Tapis rouge et plantes vertes

Si Keolis fait partie des rares entreprises qui ont quitté la banlieue pour le centre de Paris, c'est au prix d'une diminution drastique de l'espace de travail. En passant de Rueil-Malmaison au IXe arrondissement, cet opérateur de transports a perdu 15 % de surface. Pour arriver à ce résultat, seuls les 10 directeurs, sur les 150 salariés du siège, ont eu droit à un bureau individuel. Tous les autres se sont retrouvés dans des open spaces. « Cela a permis de conserver un niveau de loyer à peu près équivalent au précédent, explique Jean Ghedira, le responsable de la communication. Notre P-DG a montré l'exemple en réduisant la surface de son bureau, qui ne fait que 10 mètres carrés. »

Pour dissiper la grogne de son personnel, Keolis a joué à fond la carte de la séduction : tapis rouge le jour de l'arrivée dans l'immeuble, accueil personnalisé avec une mallette remplie de petits cadeaux… La veille de l'installation, Keolis a convié l'ensemble des salariés à un spectacle dans un théâtre voisin : « Nous avons demandé à une compagnie d'écrire une pièce parlant du déménagement sur un mode humoristique », précise Jean Ghedira. L'entreprise a soigné l'aménagement, avec une terrasse pour le personnel, un coin détente, des bureaux agencés de manière à ne pas se gêner les uns les autres, de la verdure à gogo… Les plantes vertes ont été soigneusement disposées afin que chaque salarié puisse en voir une depuis son poste de travail. Le must !

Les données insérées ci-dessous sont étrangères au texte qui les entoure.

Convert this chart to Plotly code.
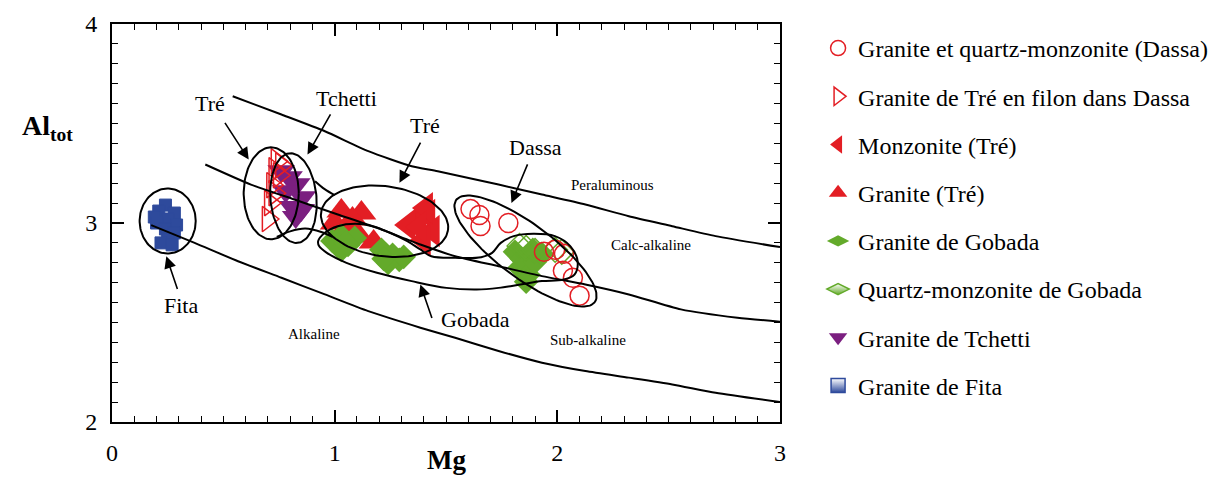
import numpy as np
import plotly.graph_objects as go

# ---------------- data ----------------
dassa_x = [1.61, 1.65, 1.655, 1.78, 1.94, 1.99, 2.03, 2.025, 2.07, 2.10]
dassa_y = [3.07, 3.04, 2.985, 3.00, 2.855, 2.865, 2.845, 2.76, 2.725, 2.635]

tre_filon_x = [0.74, 0.76, 0.73, 0.75, 0.72, 0.73, 0.71, 0.70]
tre_filon_y = [3.31, 3.29, 3.265, 3.24, 3.19, 3.15, 3.10, 3.02]

monz_tre_x = [1.36, 1.42, 1.44, 1.40, 1.33, 1.41, 1.38]
monz_tre_y = [3.01, 3.04, 2.96, 2.915, 2.99, 3.075, 2.98]

gran_tre_x = [1.03, 1.12, 1.06, 1.00, 1.175, 1.11, 1.08]
gran_tre_y = [3.06, 3.05, 2.99, 3.00, 2.905, 2.935, 3.02]

gobada_x = [0.99, 1.03, 1.06, 1.03, 1.09, 1.05,
            1.21, 1.26, 1.29, 1.24, 1.31, 1.22,
            1.81, 1.84, 1.83, 1.87, 1.90, 1.86, 1.93, 1.89]
gobada_y = [2.91, 2.935, 2.89, 2.865, 2.925, 2.90,
            2.865, 2.84, 2.815, 2.80, 2.83, 2.82,
            2.855, 2.82, 2.775, 2.74, 2.805, 2.705, 2.845, 2.865]

qm_gobada_x = [1.83, 1.86, 1.90, 1.99, 2.02]
qm_gobada_y = [2.885, 2.875, 2.86, 2.865, 2.855]

tchetti_x = [0.76, 0.795, 0.83, 0.78, 0.855, 0.81, 0.85, 0.825]
tchetti_y = [3.26, 3.23, 3.195, 3.16, 3.13, 3.08, 3.065, 3.03]

fita_x = [0.24, 0.21, 0.28, 0.19, 0.25, 0.20, 0.29, 0.24, 0.28, 0.25, 0.22, 0.27]
fita_y = [3.09, 3.06, 3.05, 3.03, 3.02, 3.00, 2.99, 2.97, 2.95, 2.92, 2.90, 2.89]

# boundary curves
upper_x = [0.542, 0.761, 0.956, 1.151, 1.346, 1.463, 1.736, 1.931, 2.126, 2.321, 2.516, 2.711, 3.0]
upper_y = [3.637, 3.545, 3.461, 3.361, 3.285, 3.26, 3.193, 3.143, 3.093, 3.034, 2.984, 2.934, 2.879]
middle_x = [0.419, 0.624, 0.819, 1.014, 1.19, 1.385, 1.541, 1.736, 1.931, 2.126, 2.321, 2.555, 2.809, 3.0]
middle_y = [3.294, 3.193, 3.118, 3.043, 2.976, 2.892, 2.833, 2.783, 2.733, 2.691, 2.641, 2.566, 2.524, 2.504]
lower_x = [0.176, 0.371, 0.566, 0.761, 0.956, 1.151, 1.385, 1.541, 1.736, 1.931, 2.126, 2.321, 2.516, 2.711, 3.0]
lower_y = [2.989, 2.9, 2.808, 2.725, 2.641, 2.557, 2.474, 2.423, 2.357, 2.298, 2.256, 2.223, 2.189, 2.147, 2.1]

# Gobada outline
gob_x = [0.926, 0.956, 1.014, 1.092, 1.17, 1.248, 1.326, 1.385, 1.434, 1.541, 1.658, 1.707, 1.746,
         1.804, 1.892, 1.989, 2.058, 2.091, 2.077, 2.028, 1.931, 1.834, 1.736, 1.638, 1.502,
         1.346, 1.19, 1.053, 0.965, 0.93, 0.926]
gob_y = [2.909, 2.951, 2.984, 2.996, 2.984, 2.951, 2.909, 2.867, 2.833, 2.825, 2.828, 2.85, 2.9,
         2.934, 2.946, 2.934, 2.884, 2.808, 2.741, 2.716, 2.708, 2.691, 2.674, 2.666, 2.674,
         2.708, 2.75, 2.8, 2.85, 2.884, 2.909]

# connectors of the Tré outline
conn_top_x = [0.912, 0.955, 1.0]
conn_top_y = [3.21, 3.17, 3.14]
conn_bot_x = [0.74, 0.80, 0.868, 0.94, 0.99]
conn_bot_y = [2.93, 2.958, 2.972, 2.955, 2.93]

RED = "#E31E24"
GREEN = "#63AA2A"
PURPLE = "#7B1F80"
BLUE = "#2E4A9C"
FONT = "Times New Roman, Liberation Serif, Tinos, DejaVu Serif, serif"

PXX = 222.3  # pixels per x unit
PXY = 199.0  # pixels per y unit


def ellipse(cx, cy, a, b, ang):
    t = np.linspace(0, 2 * np.pi, 120)
    ex, ey = a * np.cos(t), b * np.sin(t)
    r = np.deg2rad(ang)
    X = ex * np.cos(r) - ey * np.sin(r)
    Y = ex * np.sin(r) + ey * np.cos(r)
    return cx + X / PXX, cy - Y / PXY


fig = go.Figure()

# ---------------- data traces ----------------
fig.add_trace(go.Scatter(x=fita_x, y=fita_y, mode="markers", showlegend=False,
                         marker=dict(symbol="square", size=12, color=BLUE,
                                     line=dict(color=BLUE, width=1))))
fig.add_trace(go.Scatter(x=tchetti_x, y=tchetti_y, mode="markers", showlegend=False,
                         marker=dict(symbol="triangle-down", size=24, color=PURPLE, line=dict(width=0))))
fig.add_trace(go.Scatter(x=tre_filon_x, y=tre_filon_y, mode="markers", showlegend=False,
                         marker=dict(symbol="triangle-right-open", size=22, color=RED,
                                     line=dict(color=RED, width=1.5))))
fig.add_trace(go.Scatter(x=gran_tre_x, y=gran_tre_y, mode="markers", showlegend=False,
                         marker=dict(symbol="triangle-up", size=26, color=RED, line=dict(width=0))))
fig.add_trace(go.Scatter(x=monz_tre_x, y=monz_tre_y, mode="markers", showlegend=False,
                         marker=dict(symbol="triangle-left", size=28, color=RED, line=dict(width=0))))
fig.add_trace(go.Scatter(x=gobada_x, y=gobada_y, mode="markers", showlegend=False,
                         marker=dict(symbol="diamond", size=19, color=GREEN, line=dict(width=0))))
fig.add_trace(go.Scatter(x=qm_gobada_x, y=qm_gobada_y, mode="markers", showlegend=False,
                         marker=dict(symbol="diamond-open", size=19, color=GREEN,
                                     line=dict(color=GREEN, width=1.5))))
fig.add_trace(go.Scatter(x=dassa_x, y=dassa_y, mode="markers", showlegend=False,
                         marker=dict(symbol="circle-open", size=19, color=RED,
                                     line=dict(color=RED, width=1.5))))

# ---------------- lines and outlines ----------------
line_style = dict(color="black", width=2)
for xs, ys in [(upper_x, upper_y), (middle_x, middle_y), (lower_x, lower_y)]:
    fig.add_trace(go.Scatter(x=xs, y=ys, mode="lines", line=dict(shape="spline", smoothing=0.6, **line_style),
                             showlegend=False, hoverinfo="skip"))

ellipses = [
    (0.25, 3.01, 28, 32.5, 0),     # Fita
    (0.715, 3.149, 27.5, 46, 0),   # Tré (left)
    (0.815, 3.125, 23, 45, -5),    # Tchetti
    (1.224, 3.009, 64, 35, 8),     # Tré (middle)
    (1.857, 2.859, 86, 27, 36.5),  # Dassa
]
for cx, cy, a, b, ang in ellipses:
    ex, ey = ellipse(cx, cy, a, b, ang)
    fig.add_trace(go.Scatter(x=ex, y=ey, mode="lines", line=line_style, showlegend=False, hoverinfo="skip"))

fig.add_trace(go.Scatter(x=gob_x, y=gob_y, mode="lines", line=dict(shape="spline", smoothing=1.0, **line_style),
                         showlegend=False, hoverinfo="skip"))
for xs, ys in [(conn_top_x, conn_top_y), (conn_bot_x, conn_bot_y)]:
    fig.add_trace(go.Scatter(x=xs, y=ys, mode="lines", line=dict(shape="spline", **line_style),
                             showlegend=False, hoverinfo="skip"))

# ---------------- legend entries ----------------
legend_items = [
    ("Granite et quartz-monzonite (Dassa)", dict(symbol="circle-open", size=15, color=RED, line=dict(color=RED, width=1.5))),
    ("Granite de Tré en filon dans Dassa", dict(symbol="triangle-right-open", size=16, color=RED, line=dict(color=RED, width=1.5))),
    ("Monzonite (Tré)", dict(symbol="triangle-left", size=16, color=RED, line=dict(width=0))),
    ("Granite (Tré)", dict(symbol="triangle-up", size=16, color=RED, line=dict(width=0))),
    ("Granite de Gobada", dict(symbol="diamond-wide", size=16, color=GREEN, line=dict(width=0))),
    ("Quartz-monzonite de Gobada", dict(symbol="diamond-wide", size=16, color="white",
                                        gradient=dict(type="vertical", color=GREEN),
                                        line=dict(color=GREEN, width=1.5))),
    ("Granite de Tchetti", dict(symbol="triangle-down", size=16, color=PURPLE, line=dict(width=0))),
    ("Granite de Fita", dict(symbol="square", size=14, color="white",
                             gradient=dict(type="vertical", color=BLUE),
                             line=dict(color=BLUE, width=1.5))),
]
for i, (name, mk) in enumerate(legend_items):
    fig.add_trace(go.Scatter(x=[None], y=[None], mode="markers", name=name, marker=mk,
                             legendgroup=f"g{i}", showlegend=True))

# ---------------- annotations ----------------
labels = [
    ("Tré", 0.439, 3.603, 22), ("Tchetti", 1.053, 3.625, 22), ("Tré", 1.404, 3.491, 22),
    ("Dassa", 1.902, 3.377, 22), ("Fita", 0.308, 2.586, 22), ("Gobada", 1.634, 2.515, 22),
    ("Peraluminous", 2.247, 3.193, 15), ("Calc-alkaline", 2.422, 2.889, 15),
    ("Alkaline", 0.907, 2.44, 15), ("Sub-alkaline", 2.136, 2.41, 15),
]
annotations = []
for txt, x, y, s in labels:
    annotations.append(dict(text=txt, x=x, y=y, xref="x", yref="y", showarrow=False,
                            font=dict(family=FONT, size=s, color="black")))

arrows = [  # (tail x, tail y, head x, head y)
    (0.503, 3.511, 0.614, 3.319),
    (0.985, 3.553, 0.878, 3.344),
    (1.389, 3.411, 1.291, 3.202),
    (1.869, 3.302, 1.794, 3.101),
    (0.296, 2.661, 0.244, 2.833),
    (1.439, 2.515, 1.385, 2.691),
]
for tx, ty, hx, hy in arrows:
    annotations.append(dict(text="", x=hx, y=hy, ax=tx, ay=ty, xref="x", yref="y", axref="x", ayref="y",
                            showarrow=True, arrowhead=2, arrowsize=1.5, arrowwidth=1.6,
                            arrowcolor="black", standoff=0, startstandoff=0))

annotations.append(dict(text="<b>Mg</b>", x=1.5, y=-0.139, xref="x", yref="paper", showarrow=False,
                        font=dict(family=FONT, size=27, color="black")))
annotations.append(dict(text="<b>Al<sub>tot</sub></b>", x=-0.138, y=0.79, xref="paper", yref="paper",
                        xanchor="left", showarrow=False, font=dict(family=FONT, size=28, color="black")))

axis_common = dict(showline=True, linewidth=2, linecolor="black", mirror="allticks",
                   ticks="inside", ticklen=12, tickwidth=1.5, tickcolor="black",
                   showgrid=False, zeroline=False, tickmode="linear", dtick=1,
                   tickfont=dict(family=FONT, size=24, color="black"),
                   minor=dict(dtick=0.1, ticks="inside", ticklen=6, tickwidth=1.2, tickcolor="black",
                              showgrid=False))

fig.update_layout(
    width=1227, height=485,
    margin=dict(l=104, r=455, t=16, b=71, autoexpand=False),
    plot_bgcolor="white", paper_bgcolor="white",
    xaxis=dict(range=[0, 3], tick0=0, ticklabelstandoff=8, **axis_common),
    yaxis=dict(range=[2, 4], tick0=2, ticklabelstandoff=8, **axis_common),
    legend=dict(x=1.057, y=0.995, xanchor="left", yanchor="top", traceorder="grouped",
                tracegroupgap=14, itemsizing="trace",
                font=dict(family=FONT, size=24, color="black"), bgcolor="rgba(0,0,0,0)"),
    annotations=annotations,
    font=dict(family=FONT),
)

fig.write_html("out.html")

Déménagement : suivre ou ne pas suivre ?

Le salarié est-il contraint de suivre son entreprise lorsque celle-ci déménage ? Pas besoin, généralement, d'obtenir le consentement du salarié.

Le pouvoir de direction de l'employeur lui permet, en effet, de transférer tout ou partie de son activité dans un autre endroit. C'est le cas notamment lorsque le contrat de travail prévoit une clause de mobilité géographique plus ou moins étendue. En revanche, si les parties ont contractualisé le lieu de travail en prévoyant que l'activité ne doit s'exercer qu'en un endroit exclusif de tout autre, refuser de changer est un droit. Mais le faire jouer conduit en principe le salarié qui refuse de suivre son entreprise à être licencié pour motif économique.

Dans la plupart des cas, la situation n'est pas aussi claire, car le contrat ne stipule rien de précis, ou alors, s'il est fait mention d'une adresse professionnelle, elle n'a généralement qu'une valeur informative. Dans ce cas, tout dépend du lieu où l'entreprise va être transférée. Les tribunaux estiment en effet qu'il y a modification du contrat de travail dès lors que le changement du lieu professionnel dépasse le périmètre d'un secteur géographique. Mais comment évaluer cette notion ?

C'est aux juges du fond de la définir au cas par cas, en tenant compte des facilités de communication, des transports existants, des habitudes culturelles… Ce qui contraint les salariés à aller devant le conseil de prud'hommes pour faire juger la superficie de leur secteur géographique. Selon les cours d'appel de Paris et de Versailles, la région Ile-de-France n'est, par exemple, pas considérée comme un seul et même bassin d'emploi. Lorsque le déménagement s'effectue au sein d'un même secteur géographique, la non-acceptation de la mutation est assimilée à une insubordination de nature à justifier un licenciement pour faute. Mieux vaut donc, dans ce cas, négocier un accord collectif comportant des mesures d'accompagnement.